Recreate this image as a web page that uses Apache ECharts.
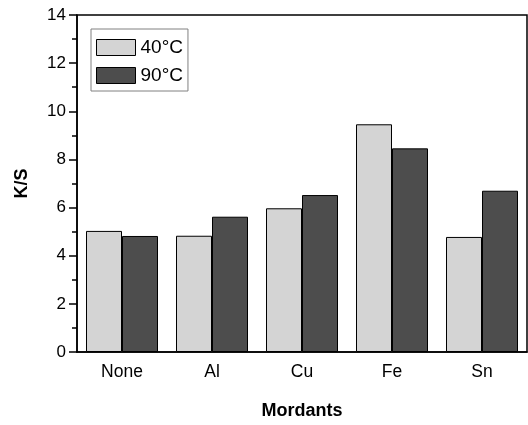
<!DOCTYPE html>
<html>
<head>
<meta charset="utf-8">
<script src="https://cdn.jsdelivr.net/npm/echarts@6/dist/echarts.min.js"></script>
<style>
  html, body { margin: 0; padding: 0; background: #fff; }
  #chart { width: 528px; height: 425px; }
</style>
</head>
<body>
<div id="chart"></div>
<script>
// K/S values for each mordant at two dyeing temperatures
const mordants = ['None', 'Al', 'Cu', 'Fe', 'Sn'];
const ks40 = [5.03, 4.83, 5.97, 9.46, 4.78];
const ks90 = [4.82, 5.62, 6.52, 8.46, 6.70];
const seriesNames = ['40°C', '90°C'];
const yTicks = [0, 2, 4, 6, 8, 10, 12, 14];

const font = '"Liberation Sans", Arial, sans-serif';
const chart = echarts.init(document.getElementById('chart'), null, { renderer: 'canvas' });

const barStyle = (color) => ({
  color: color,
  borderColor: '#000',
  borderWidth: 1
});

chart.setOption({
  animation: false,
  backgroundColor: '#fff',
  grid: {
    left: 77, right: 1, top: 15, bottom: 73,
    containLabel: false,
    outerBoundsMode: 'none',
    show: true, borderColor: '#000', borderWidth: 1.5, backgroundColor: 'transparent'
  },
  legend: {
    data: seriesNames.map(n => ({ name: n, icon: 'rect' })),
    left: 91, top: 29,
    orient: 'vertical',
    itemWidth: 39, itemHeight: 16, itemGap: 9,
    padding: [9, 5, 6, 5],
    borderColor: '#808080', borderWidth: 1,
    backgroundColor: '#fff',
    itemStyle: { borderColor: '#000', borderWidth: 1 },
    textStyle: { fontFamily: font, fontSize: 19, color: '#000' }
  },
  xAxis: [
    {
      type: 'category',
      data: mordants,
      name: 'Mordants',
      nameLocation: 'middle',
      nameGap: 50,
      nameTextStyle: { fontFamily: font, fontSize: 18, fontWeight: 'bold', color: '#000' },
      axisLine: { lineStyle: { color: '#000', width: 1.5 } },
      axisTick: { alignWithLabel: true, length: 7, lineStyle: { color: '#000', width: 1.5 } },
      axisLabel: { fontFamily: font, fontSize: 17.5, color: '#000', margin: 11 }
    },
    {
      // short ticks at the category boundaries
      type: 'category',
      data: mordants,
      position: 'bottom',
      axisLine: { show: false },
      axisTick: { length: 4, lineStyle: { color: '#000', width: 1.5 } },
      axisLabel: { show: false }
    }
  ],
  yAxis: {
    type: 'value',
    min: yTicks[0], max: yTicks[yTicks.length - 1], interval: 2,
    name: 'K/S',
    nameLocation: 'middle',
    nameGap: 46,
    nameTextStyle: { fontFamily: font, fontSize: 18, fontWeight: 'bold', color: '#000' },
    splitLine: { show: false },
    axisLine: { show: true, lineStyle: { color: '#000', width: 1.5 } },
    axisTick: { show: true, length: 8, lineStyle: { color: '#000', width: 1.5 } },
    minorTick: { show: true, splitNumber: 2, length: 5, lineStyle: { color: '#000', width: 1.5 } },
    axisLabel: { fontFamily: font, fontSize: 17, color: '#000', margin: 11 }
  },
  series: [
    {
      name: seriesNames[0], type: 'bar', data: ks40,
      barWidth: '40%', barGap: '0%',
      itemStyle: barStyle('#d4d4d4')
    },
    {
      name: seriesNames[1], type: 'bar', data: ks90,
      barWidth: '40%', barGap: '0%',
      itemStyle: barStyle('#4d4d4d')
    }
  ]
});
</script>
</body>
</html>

■ ■ ■ ■ ■

Aim of the task: Copy the data character for character, but drop all pictures from the copy.

Reply:
Recreate this image as a web page that uses Apache ECharts.
<!DOCTYPE html>
<html>
<head>
<meta charset="utf-8">
<script src="https://cdn.jsdelivr.net/npm/echarts@6/dist/echarts.min.js"></script>
<style>
  html, body { margin: 0; padding: 0; background: #fff; }
  #chart { width: 528px; height: 425px; }
</style>
</head>
<body>
<div id="chart"></div>
<script>
// K/S values for each mordant at two dyeing temperatures
const mordants = ['None', 'Al', 'Cu', 'Fe', 'Sn'];
const ks40 = [5.03, 4.83, 5.97, 9.46, 4.78];
const ks90 = [4.82, 5.62, 6.52, 8.46, 6.70];
const seriesNames = ['40°C', '90°C'];
const yTicks = [0, 2, 4, 6, 8, 10, 12, 14];

const font = '"Liberation Sans", Arial, sans-serif';
const chart = echarts.init(document.getElementById('chart'), null, { renderer: 'canvas' });

const barStyle = (color) => ({
  color: color,
  borderColor: '#000',
  borderWidth: 1
});

chart.setOption({
  animation: false,
  backgroundColor: '#fff',
  grid: {
    left: 77, right: 1, top: 15, bottom: 73,
    containLabel: false,
    outerBoundsMode: 'none',
    show: true, borderColor: '#000', borderWidth: 1.5, backgroundColor: 'transparent'
  },
  legend: {
    data: seriesNames.map(n => ({ name: n, icon: 'rect' })),
    left: 91, top: 29,
    orient: 'vertical',
    itemWidth: 39, itemHeight: 16, itemGap: 9,
    padding: [9, 5, 6, 5],
    borderColor: '#808080', borderWidth: 1,
    backgroundColor: '#fff',
    itemStyle: { borderColor: '#000', borderWidth: 1 },
    textStyle: { fontFamily: font, fontSize: 19, color: '#000' }
  },
  xAxis: [
    {
      type: 'category',
      data: mordants,
      name: 'Mordants',
      nameLocation: 'middle',
      nameGap: 50,
      nameTextStyle: { fontFamily: font, fontSize: 18, fontWeight: 'bold', color: '#000' },
      axisLine: { lineStyle: { color: '#000', width: 1.5 } },
      axisTick: { alignWithLabel: true, length: 7, lineStyle: { color: '#000', width: 1.5 } },
      axisLabel: { fontFamily: font, fontSize: 17.5, color: '#000', margin: 11 }
    },
    {
      // short ticks at the category boundaries
      type: 'category',
      data: mordants,
      position: 'bottom',
      axisLine: { show: false },
      axisTick: { length: 4, lineStyle: { color: '#000', width: 1.5 } },
      axisLabel: { show: false }
    }
  ],
  yAxis: {
    type: 'value',
    min: yTicks[0], max: yTicks[yTicks.length - 1], interval: 2,
    name: 'K/S',
    nameLocation: 'middle',
    nameGap: 46,
    nameTextStyle: { fontFamily: font, fontSize: 18, fontWeight: 'bold', color: '#000' },
    splitLine: { show: false },
    axisLine: { show: true, lineStyle: { color: '#000', width: 1.5 } },
    axisTick: { show: true, length: 8, lineStyle: { color: '#000', width: 1.5 } },
    minorTick: { show: true, splitNumber: 2, length: 5, lineStyle: { color: '#000', width: 1.5 } },
    axisLabel: { fontFamily: font, fontSize: 17, color: '#000', margin: 11 }
  },
  series: [
    {
      name: seriesNames[0], type: 'bar', data: ks40,
      barWidth: '40%', barGap: '0%',
      itemStyle: barStyle('#d4d4d4')
    },
    {
      name: seriesNames[1], type: 'bar', data: ks90,
      barWidth: '40%', barGap: '0%',
      itemStyle: barStyle('#4d4d4d')
    }
  ]
});
</script>
</body>
</html>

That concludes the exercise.